Personal information
- Born: 9 December 1923 Leeds, Yorkshire, England
- Died: 12 October 2002 (aged 78) Tugun, Queensland, Australia
- Batting: Right-handed
- Bowling: Right-arm fast-medium
- Role: Bowler

Domestic team information
- 1947/48–1950/51: Victoria

Career statistics
| Competition | First-class |
| Matches | 7 |
| Runs scored | 98 |
| Batting average | 10.88 |
| 100s/50s | 0/0 |
| Top score | 44 |
| Balls bowled | 1318 |
| Wickets | 27 |
| Bowling average | 17.70 |
| 5 wickets in innings | 2 |
| 10 wickets in match | 0 |
| Best bowling | 6/20 |
| Catches/stumpings | 1/– |
- Source: CricketArchive, 22 December 2012

= Jack Daniel (cricketer) =

Australian cricketer

Jack Daniel (9 December 1923 – 12 October 2002) was an Australian sportsman who played both cricket and baseball at high levels.

Born in Leeds, England, Daniel emigrated to Melbourne at an early age with his family. Having attended Hampton High School, he made his first-grade debut for the Melbourne Cricket Club in the VCA district competition during the 1940–41 season, aged 16. Daniel enlisted in the Australian Army in September 1942, and served overseas, attaining the rank of corporal before his discharge in 1946. After his return to Australia, he continued to play for Melbourne at grade cricket level, and good form saw him selected to play for Victoria at state level against Tasmania during the 1947–48 season. Although Daniel went wicketless during the match, he was again selected to play against Tasmania in two first-class matches the following season. In the first match, a rain-ruined game held at the TCA Ground in Hobart, he recorded first-innings figures of 6/37, dismissing Tasmania's first four batsman, and then hit 44 runs in Victoria's only innings. In the next match, held at the NTCA Ground in Launceston, he took figures of 6/20 in Tasmania's first innings, helping to dismiss the side for only 65 runs.

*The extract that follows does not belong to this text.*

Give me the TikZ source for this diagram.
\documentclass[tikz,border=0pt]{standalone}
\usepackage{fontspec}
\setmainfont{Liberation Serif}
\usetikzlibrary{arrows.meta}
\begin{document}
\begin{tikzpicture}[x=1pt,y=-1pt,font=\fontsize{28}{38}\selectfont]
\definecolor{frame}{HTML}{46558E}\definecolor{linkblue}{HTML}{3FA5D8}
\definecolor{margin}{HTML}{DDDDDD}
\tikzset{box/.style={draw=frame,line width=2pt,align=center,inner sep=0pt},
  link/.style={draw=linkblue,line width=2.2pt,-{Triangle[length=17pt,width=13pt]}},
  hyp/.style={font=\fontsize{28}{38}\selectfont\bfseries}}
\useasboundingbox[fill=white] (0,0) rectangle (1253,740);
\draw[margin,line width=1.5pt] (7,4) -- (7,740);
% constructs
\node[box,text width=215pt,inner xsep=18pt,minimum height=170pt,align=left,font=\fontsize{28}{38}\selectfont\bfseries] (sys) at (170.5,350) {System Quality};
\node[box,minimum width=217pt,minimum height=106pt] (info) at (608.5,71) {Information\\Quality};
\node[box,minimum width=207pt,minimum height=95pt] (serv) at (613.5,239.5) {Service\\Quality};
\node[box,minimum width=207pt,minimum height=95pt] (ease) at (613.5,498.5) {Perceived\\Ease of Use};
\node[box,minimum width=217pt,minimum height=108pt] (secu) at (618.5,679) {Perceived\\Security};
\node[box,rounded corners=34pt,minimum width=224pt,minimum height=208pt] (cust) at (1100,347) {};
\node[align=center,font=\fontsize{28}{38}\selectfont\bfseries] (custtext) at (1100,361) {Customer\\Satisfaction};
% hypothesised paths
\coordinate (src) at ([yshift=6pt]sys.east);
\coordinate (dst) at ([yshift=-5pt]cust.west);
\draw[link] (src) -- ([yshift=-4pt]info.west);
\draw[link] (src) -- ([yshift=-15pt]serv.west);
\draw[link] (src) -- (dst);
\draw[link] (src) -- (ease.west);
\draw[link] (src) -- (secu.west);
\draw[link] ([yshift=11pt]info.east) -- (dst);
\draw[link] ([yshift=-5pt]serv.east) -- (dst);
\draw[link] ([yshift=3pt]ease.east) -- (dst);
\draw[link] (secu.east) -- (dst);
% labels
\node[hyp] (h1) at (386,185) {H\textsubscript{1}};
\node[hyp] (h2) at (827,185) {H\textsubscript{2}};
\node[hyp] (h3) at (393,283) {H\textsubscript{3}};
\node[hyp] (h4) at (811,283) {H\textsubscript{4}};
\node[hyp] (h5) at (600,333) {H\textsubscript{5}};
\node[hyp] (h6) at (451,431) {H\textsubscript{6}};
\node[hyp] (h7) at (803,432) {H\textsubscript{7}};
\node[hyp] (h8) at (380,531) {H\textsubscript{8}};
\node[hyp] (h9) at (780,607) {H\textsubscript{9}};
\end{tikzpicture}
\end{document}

During the same season, Daniel played a match for the Victorian Second XI against the equivalent New South Wales team, and hit future Australian captain Richie Benaud over the eye with a bouncer, causing him to miss several matches with a fractured skull. He made his Sheffield Shield debut in the 1949–50 season, but failed to take a wicket in his two matches. Daniel would play two further first-class matches, both against Tasmania during the 1950–51 season, but did not play at state level after that season. Forming a successful opening bowling partnership with Clive Fairbairn at grade cricket level, he finally retired from Melbourne at the end of the 1957–58 season, having played 203 games for a club record 485 wickets at an average of 19.49, as well as scoring 4399 runs at an average of 25.13. Daniel worked at a shoe company in later life, and was also a noted baseball player, playing first grade for the Melbourne Baseball Club. In retirement, he lived on the Gold Coast, dying there at the age of 78.